DataNodes Each block replica on a DataNode is represented by two files in the local host's native file system.

the data itself
block's metadata including the checksums for the block data and the block's generation stamp

During the startup, each DataNode connects to the NameNode and preforms a handshake.

Purpose: verify the namespace ID and the software version

If either does not match that of the NameNode the DataNode automatically shuts down. After the handshake, DataNode registers with the NameNode.

storage ID is assigned to the DataNode when it registers with the NameNode for the first time and never chanegs after that.

Block Report DataNode sends to NameNode the block reports including the block id, the generation stamp, and the length for each block replica the server hosts.
Heartbeat From the a DataNode, it also carries information about total storage capacity, fraction of storage in use, and the number of data transfers currently in progress.

NameNode uses replies to heartbeats to send instructions to the DataNodes.

HDFS Client

HDFS client is a code library that exports the HDFS file system interface. (e.g., read, write, delete files, and operations to create and delete directories) 1539263939506

When a client opens a file to read to , it fetches the list of blocks and the locations of each block replica from the NameNode.

File I/O Operations and Replica Management

HDFS implements a single-writer, multiple-reader model.

The HDFS client that opens a file for writing is granted a lease for the file, no other client can write to file.

Data Pipeline

The DataNodes form a pipeline, the order of which minimizes the total network distance from the client to the last DataNode. 1539311866259 Bold lines represent data packets, dashed lines represent acknowledge messages, thin lines represent control mesages to setup and close the pipeline.

Block Placement

When a DataNode registers with the NameNode, the NameNode runs a configured script to decide which rack the node belongs to.

The default HDFS block placement policy provides a tradeoff between minimizing the write cost, and maximizing data reliability, availability, and aggregate read bandwidth

places the first replica on the node where the writer is located
places the second and third replicas on two different racks.

This policy reduces the inter-rack and inter-node write traffic and generally improves write performance.

Practice at Yahoo

In this part, this paper demonstrates the configuration and data in Yahoo.

For benchmark, it uses DFSIO benchmark to measure average throughput for read, write and append operations.

DFSIO is an application available as part of the Hadoop distribution.
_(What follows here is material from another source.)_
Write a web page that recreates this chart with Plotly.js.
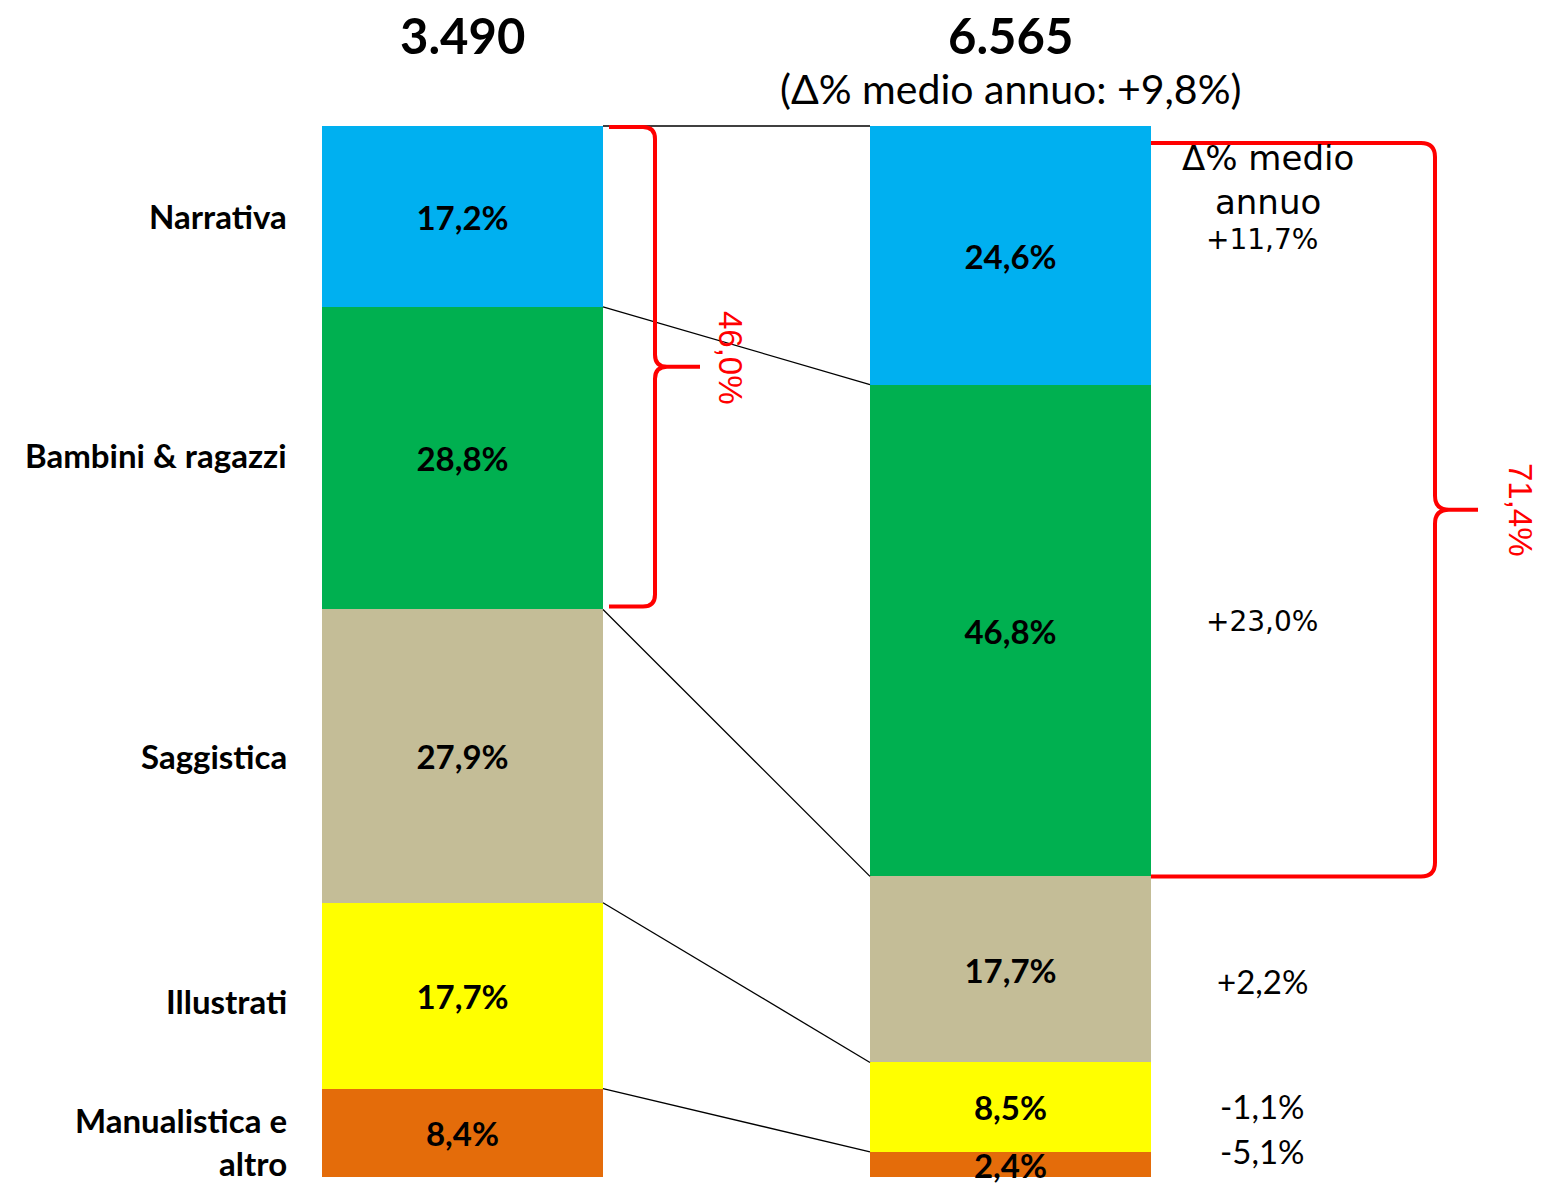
<!DOCTYPE html>
<html>
<head>
<meta charset="utf-8">
<script src="https://cdn.plot.ly/plotly-3.0.1.min.js"></script>
<style>
  html, body { margin: 0; padding: 0; background: #ffffff; }
  #chart { width: 1557px; height: 1197px; }
</style>
</head>
<body>
<div id="chart"></div>
<script>
// ---------------- DATA ----------------
const categories = ["Manualistica e<br>altro", "Illustrati", "Saggistica", "Bambini & ragazzi", "Narrativa"];
const leftShares  = [8.4, 17.7, 27.9, 28.8, 17.2];
const rightShares = [2.4, 8.5, 17.7, 46.8, 24.6];
const growthLabels = ["-5,1%", "-1,1%", "+2,2%", "+23,0%", "+11,7%"];
const totalLeft = "3.490";
const totalRight = "6.565";
const totalGrowth = "(Δ% medio annuo: +9,8%)";
const growthHeader = "Δ% medio<br>annuo";
const braceLeftLabel = "46,0%";
const braceRightLabel = "71,4%";

// ---------------- STYLE / LAYOUT ----------------
const colors = ["#E46C0A", "#FFFF00", "#C4BD97", "#00B050", "#00B0F0"];
const W = 1557, H = 1197;
const PX0 = 462.5, PXU = 548;      // pixel x of bar 0 centre, px per x unit
const PY0 = 1177, PYU = 10.51;     // pixel y of value 0, px per value unit
const X = px => (px - PX0) / PXU;
const Y = py => (PY0 - py) / PYU;
const barW = 281 / PXU;
const fmt = v => v.toFixed(1).replace('.', ',') + '%';
const textShift = -5 / PYU;        // optical shift of labels inside bars

function cumul(arr) { const out = [0]; arr.forEach(v => out.push(out[out.length - 1] + v)); return out; }
const cumL = cumul(leftShares), cumR = cumul(rightShares);

const CAL_B = "Lato, 'Open Sans', sans-serif";
const VERD = "'DejaVu Sans', Verdana, sans-serif";

const traces = categories.map((c, i) => ({
  type: 'bar', x: [0, 1], y: [leftShares[i], rightShares[i]],
  width: barW, name: c, marker: { color: colors[i], line: { width: 0 } },
  hoverinfo: 'skip', showlegend: false
}));

// labels inside bars
const tx = [], ty = [], tt = [];
leftShares.forEach((v, i) => { tx.push(0); ty.push(cumL[i] + v / 2 + textShift); tt.push(fmt(v)); });
rightShares.forEach((v, i) => { tx.push(1); ty.push(cumR[i] + v / 2 + textShift); tt.push(fmt(v)); });
traces.push({
  type: 'scatter', mode: 'text', x: tx, y: ty, text: tt.map(t => '<b>' + t + '</b>'),
  textposition: 'middle center', cliponaxis: false, hoverinfo: 'skip', showlegend: false,
  textfont: { family: CAL_B, size: 33, color: '#000000' }
});

const shapes = [];
// connecting lines
const xL = barW / 2, xR = 1 - barW / 2, xRR = 1 + barW / 2;
for (let i = 1; i < cumL.length; i++) {
  shapes.push({ type: 'line', xref: 'x', yref: 'y', x0: xL, y0: cumL[i], x1: xR, y1: cumR[i],
    line: { color: '#000000', width: 1.3 } });
}

// braces (built in pixel space, converted to data coords)
function bracePath(xs, xv, xt, yTop, yBot, r) {
  const ym = (yTop + yBot) / 2;
  const pts = [
    ['M', xs, yTop], ['L', xv - r, yTop], ['Q', xv, yTop, xv, yTop + r],
    ['L', xv, ym - r], ['Q', xv, ym, xv + r, ym], ['L', xt, ym],
    ['L', xv + r, ym], ['Q', xv, ym, xv, ym + r],
    ['L', xv, yBot - r], ['Q', xv, yBot, xv - r, yBot], ['L', xs, yBot]
  ];
  return pts.map(p => {
    let s = p[0];
    for (let k = 1; k < p.length; k += 2) s += ' ' + X(p[k]).toFixed(5) + ',' + Y(p[k + 1]).toFixed(5);
    return s;
  }).join(' ');
}
const pyOf = v => PY0 - v * PYU;
const pxOf = x => PX0 + x * PXU;
// left brace spans Narrativa + Bambini of the left bar
const lTop = pyOf(cumL[5]) + 1, lBot = pyOf(cumL[3]) - 3;
shapes.push({ type: 'path', xref: 'x', yref: 'y',
  path: bracePath(pxOf(xL) + 6, 655, 700, lTop, lBot, 12),
  line: { color: '#FF0000', width: 4 } });
// right brace spans Narrativa + Bambini of the right bar
const rTop = pyOf(cumR[5]) + 17, rBot = pyOf(cumR[3]);
shapes.push({ type: 'path', xref: 'x', yref: 'y',
  path: bracePath(pxOf(xRR), 1435, 1478, rTop, rBot, 14),
  line: { color: '#FF0000', width: 4 } });

const annotations = [];
// category labels (small optical pixel offsets)
const catShiftPx = [9, 5, 0, -3, 0];
categories.forEach((c, i) => {
  annotations.push({ x: X(289), y: cumL[i] + leftShares[i] / 2 - catShiftPx[i] / PYU, xref: 'x', yref: 'y',
    text: '<b>' + c + '</b>', showarrow: false, xanchor: 'right', yanchor: 'middle', align: 'right',
    font: { family: CAL_B, size: 33, color: '#000000' } });
});
// totals
annotations.push({ x: 0, y: Y(35), xref: 'x', yref: 'y', text: '<b>' + totalLeft + '</b>', showarrow: false,
  font: { family: CAL_B, size: 49, color: '#000000' } });
annotations.push({ x: 1, y: Y(35), xref: 'x', yref: 'y', text: '<b>' + totalRight + '</b>', showarrow: false,
  font: { family: CAL_B, size: 49, color: '#000000' } });
annotations.push({ x: 1, y: Y(88), xref: 'x', yref: 'y', text: totalGrowth, showarrow: false,
  font: { family: CAL_B, size: 41, color: '#000000' } });
// growth header
annotations.push({ x: X(1268), y: Y(180), xref: 'x', yref: 'y', text: growthHeader, showarrow: false,
  align: 'center', font: { family: VERD, size: 34, color: '#000000' } });
// growth labels (pixel y positions of each label, bottom to top)
const growthPy = [1151, 1106, 981, 621, 239];
const growthFonts = [CAL_B, CAL_B, CAL_B, VERD, VERD];
const growthSizes = [33, 33, 33, 28, 28];
growthLabels.forEach((g, i) => {
  annotations.push({ x: X(1262), y: Y(growthPy[i]), xref: 'x', yref: 'y', text: g, showarrow: false,
    font: { family: growthFonts[i], size: growthSizes[i], color: '#000000' } });
});
// brace labels
annotations.push({ x: X(731), y: Y(358), xref: 'x', yref: 'y', text: braceLeftLabel, showarrow: false,
  textangle: 90, font: { family: "'Liberation Sans', Arial, sans-serif", size: 33, color: '#FF0000' } });
annotations.push({ x: X(1521), y: Y(510), xref: 'x', yref: 'y', text: braceRightLabel, showarrow: false,
  textangle: 90, font: { family: "'Liberation Sans', Arial, sans-serif", size: 33, color: '#FF0000' } });

const layout = {
  width: W, height: H,
  margin: { l: 0, r: 0, t: 0, b: 0, pad: 0 },
  paper_bgcolor: '#ffffff', plot_bgcolor: '#ffffff',
  barmode: 'stack', bargap: 0,
  showlegend: false,
  xaxis: { range: [X(0), X(W)], showgrid: false, zeroline: false, showticklabels: false, showline: false, fixedrange: true },
  yaxis: { range: [Y(H), Y(0)], showgrid: false, zeroline: false, showticklabels: false, showline: false, fixedrange: true },
  shapes: shapes,
  annotations: annotations
};

Plotly.newPlot('chart', traces, layout, { displayModeBar: false, staticPlot: true });
</script>
</body>
</html>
It is designed to measure performance only during data transfer, and excludes the overheads of task scheduling startup, and the reduce task.

The NNThroughput benchmark:

it is a single node process which starts the NameNode application and runs a series of client threads on the same node.

Futhre Work

Single Failure: The Hadoop cluster is effectively unavailable when its NameNode is down. It has taken steps towards automated failover.

Using BackupNode

Scalability of the NameNode: it has been a key struggle. The main challenge with the NameNode has been that when its memory usage is close to the maximum tha NameNode becomes unrespomsive due to Java garbage collection and sometimes requires a restart.

their near-term solution to scalability is to allow multiple namespaces (and NameNodes) to share the physical storage within a cluster. the main drawback of multiple independent namespaces is the cost of managing them, especially, if the number of the namespaces is large.